One thing should be of note with this book is that Strayed's experience is extraordinarily rare. Using guidebooks and having zero experience to hike, this woman completed her mission entirely underplanned. Her boots were too small. She arranged for a friend to send her care packages with twenty dollars at different rest stops; often leaving her with only a few cents in her pocket to get between towns. It's easy to read this and think that she should have been more prepared, but we are living in a different age of technology with cellphones at fingertips. I can't criticize the choices Strayed made, but I think it's a fair warning to those who might be encouraged to read this review to consider your full range of options before trying a trek of this magnitude on your own or with friends. She made plenty of friends and acquaintances along her trip that helped her but many of them are occurrences where her life and physically well-being were in danger. To read her journey from beginning to end, it's almost unimaginable to comprehend how she survived.

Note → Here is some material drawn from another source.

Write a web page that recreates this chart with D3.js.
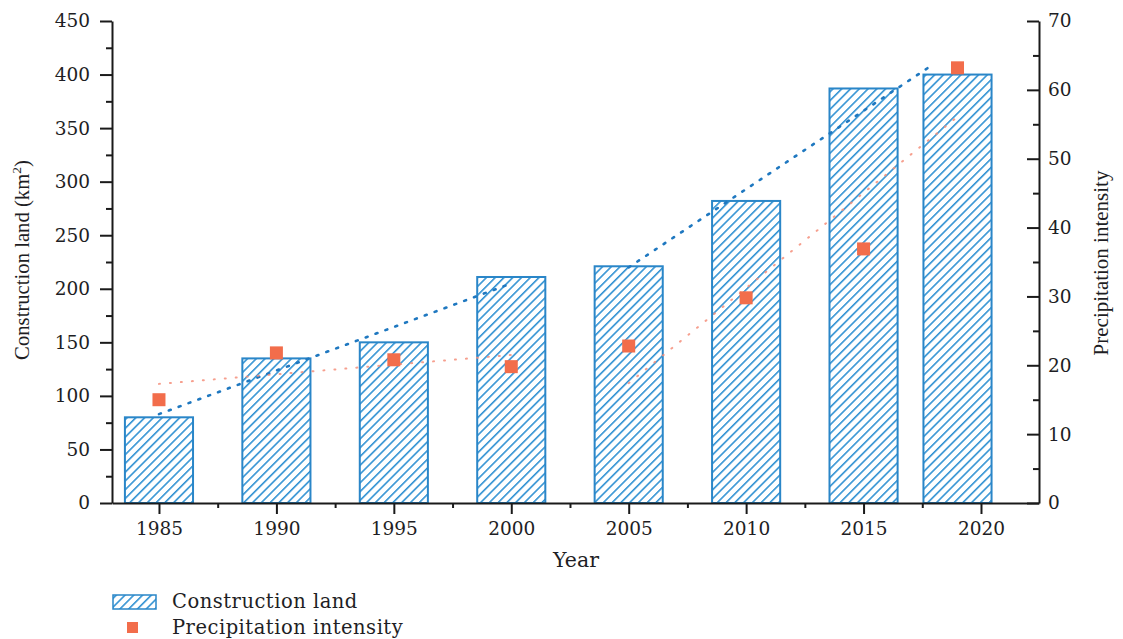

The most poignant aspect is how Strayed deals with her mother's death and how it led to her abandoning herself through addictions to companionship, sexuality, drugs, and validation. Far from chick lit, or even chick flick, this book is a refreshing memoir and story of a woman who has muddled big time and needs to reconcile all the parts of her life that has become brutally undone. The story is as much as an adventurous trek as it is deep spiritual or personal reflection for Strayed. It easily became one of my favorite books of the year.
Coming to theatres in December 2014 starring Reese Witherspoon, I am so excited to see the adaptation of Wild in the coming months. Directed by Jean-Marc Vallée (The Dallas Buyers Club), and premiering during the Toronto Film Festival, has already garnered the movie rave reviews for Witherspoon. It's coming out on my birthday week, and I can't think of no other way of being excited to see it and go on the quest into the wild...except to plan my own excursion to take one day too.